■ **Data block**:
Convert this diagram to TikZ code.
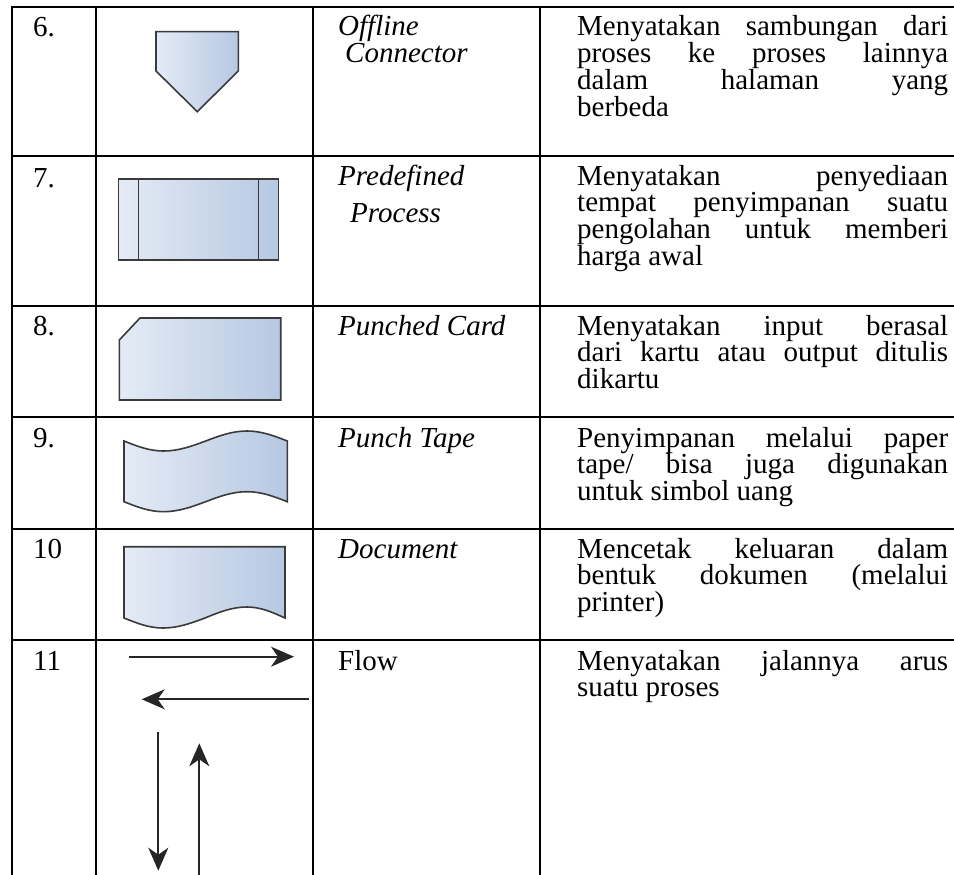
\documentclass[tikz,border=0pt]{standalone}
\usepackage{fontspec}
\setmainfont{Liberation Serif}
\usetikzlibrary{arrows.meta}

\definecolor{symlight}{HTML}{E4EBF5}
\definecolor{symdark}{HTML}{B6C8E2}
\definecolor{symedge}{HTML}{3A3A3A}

\newcommand{\jl}[1]{\makebox[371pt][s]{#1}}
\newcommand{\desc}[1]{\parbox[t]{371pt}{#1}}
\AtBeginDocument{\setlength{\lineskiplimit}{-50pt}}

\begin{document}
\begin{tikzpicture}[x=1pt,y=-1pt]
\tikzset{
  grid/.style={line width=2.2pt,line cap=rect},
  txt/.style={anchor=base west,inner sep=0pt,
    font={\fontsize{29}{26.7}\selectfont}},
  sym/.style={draw=symedge,line width=1.6pt,left color=symlight,right color=symdark},
  symline/.style={draw=symedge,line width=1.6pt},
  flow/.style={draw=black!85,line width=1.8pt,-{Stealth[length=23pt,width=20pt,inset=7pt]}}
}
\useasboundingbox (0,0) rectangle (954,875);

\draw[grid] (12.3,7.3) -- (954,7.3);
\foreach \y in {155.7,305.7,416.7,529,640}
  \draw[grid] (12.3,\y) -- (954,\y);
\foreach \x in {12.3,96,313,540}
  \draw[grid] (\x,7.3) -- (\x,875);

\node[txt] (n6) at (33,37) {6.};
\node[txt] (n7) at (33,187) {7.};
\node[txt] (n8) at (33,335) {8.};
\node[txt] (n9) at (33,447) {9.};
\node[txt] (n10) at (33,558) {10};
\node[txt] (n11) at (33,670) {11};

\node[txt] (nm6) at (338,36) {\parbox[t]{200pt}{\itshape Offline\\\hspace*{7pt}Connector}};
\node[txt] (nm7) at (338,185) {\parbox[t]{200pt}{\itshape Predefined\\[11pt]\hspace*{12pt}Process}};
\node[txt] (nm8) at (338,335) {\itshape Punched Card};
\node[txt] (nm9) at (338,447) {\itshape Punch Tape};
\node[txt] (nm10) at (338,558) {\itshape Document};
\node[txt] (nm11) at (338,670) {Flow};

\node[txt] (d6) at (577,36) {\desc{\jl{Menyatakan sambungan dari}\\\jl{proses ke proses lainnya}\\\jl{dalam halaman yang}\\berbeda}};
\node[txt] (d7) at (577,185) {\desc{\jl{Menyatakan penyediaan}\\\jl{tempat penyimpanan suatu}\\\jl{pengolahan untuk memberi}\\harga awal}};
\node[txt] (d8) at (577,335) {\desc{\jl{Menyatakan input berasal}\\\jl{dari kartu atau output ditulis}\\dikartu}};
\node[txt] (d9) at (577,447) {\desc{\jl{Penyimpanan melalui paper}\\\jl{tape/ bisa juga digunakan}\\untuk simbol uang}};
\node[txt] (d10) at (577,558) {\desc{\jl{Mencetak keluaran dalam}\\\jl{bentuk dokumen (melalui}\\printer)}};
\node[txt] (d11) at (577,670) {\desc{\jl{Menyatakan jalannya arus}\\suatu proses}};

\path[sym] (156,31.7) -- (238.3,31.7) -- (238.3,71) -- (197.3,111.7) -- (156,71) -- cycle;
\path[sym] (118.3,179) rectangle (278.3,260);
\draw[symline] (138.3,179) -- (138.3,260) (258.3,179) -- (258.3,260);
\path[sym] (140,318) -- (280.7,318) -- (280.7,400) -- (119.3,400) -- (119.3,340) -- cycle;
\path[sym] (124,441) sin (163.4,451) cos (205.7,441) sin (247,431) cos (287.3,441)
  -- (287.3,501.7) sin (247,491.7) cos (205.7,501.7) sin (163.4,511.7) cos (124,501.7) -- cycle;
\path[sym] (124,546.7) -- (285,546.7) -- (285,618) sin (247,607) cos (205,618)
  sin (163,628) cos (124,618) -- cycle;

\coordinate (f1a) at (129.3,656.7);
\coordinate (f1b) at (294,656.7);
\coordinate (f2a) at (309,699.3);
\coordinate (f2b) at (141.7,699.3);
\coordinate (f3a) at (158.3,732.3);
\coordinate (f3b) at (158.3,870.7);
\coordinate (f4a) at (199.3,875);
\coordinate (f4b) at (199.3,743.3);
\draw[flow] (f1a) -- (f1b);
\draw[flow] (f2a) -- (f2b);
\draw[flow] (f3a) -- (f3b);
\draw[flow] (f4a) -- (f4b);
\end{tikzpicture}
\end{document}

■ **Set task**: Repeat, exactly and in full, each line from the start of the data to the line that contains "(n11) at (33,670)". Pictures do not go in.

■ **Output for this task**:
Convert this diagram to TikZ code.
\documentclass[tikz,border=0pt]{standalone}
\usepackage{fontspec}
\setmainfont{Liberation Serif}
\usetikzlibrary{arrows.meta}

\definecolor{symlight}{HTML}{E4EBF5}
\definecolor{symdark}{HTML}{B6C8E2}
\definecolor{symedge}{HTML}{3A3A3A}

\newcommand{\jl}[1]{\makebox[371pt][s]{#1}}
\newcommand{\desc}[1]{\parbox[t]{371pt}{#1}}
\AtBeginDocument{\setlength{\lineskiplimit}{-50pt}}

\begin{document}
\begin{tikzpicture}[x=1pt,y=-1pt]
\tikzset{
  grid/.style={line width=2.2pt,line cap=rect},
  txt/.style={anchor=base west,inner sep=0pt,
    font={\fontsize{29}{26.7}\selectfont}},
  sym/.style={draw=symedge,line width=1.6pt,left color=symlight,right color=symdark},
  symline/.style={draw=symedge,line width=1.6pt},
  flow/.style={draw=black!85,line width=1.8pt,-{Stealth[length=23pt,width=20pt,inset=7pt]}}
}
\useasboundingbox (0,0) rectangle (954,875);

\draw[grid] (12.3,7.3) -- (954,7.3);
\foreach \y in {155.7,305.7,416.7,529,640}
  \draw[grid] (12.3,\y) -- (954,\y);
\foreach \x in {12.3,96,313,540}
  \draw[grid] (\x,7.3) -- (\x,875);

\node[txt] (n6) at (33,37) {6.};
\node[txt] (n7) at (33,187) {7.};
\node[txt] (n8) at (33,335) {8.};
\node[txt] (n9) at (33,447) {9.};
\node[txt] (n10) at (33,558) {10};
\node[txt] (n11) at (33,670) {11};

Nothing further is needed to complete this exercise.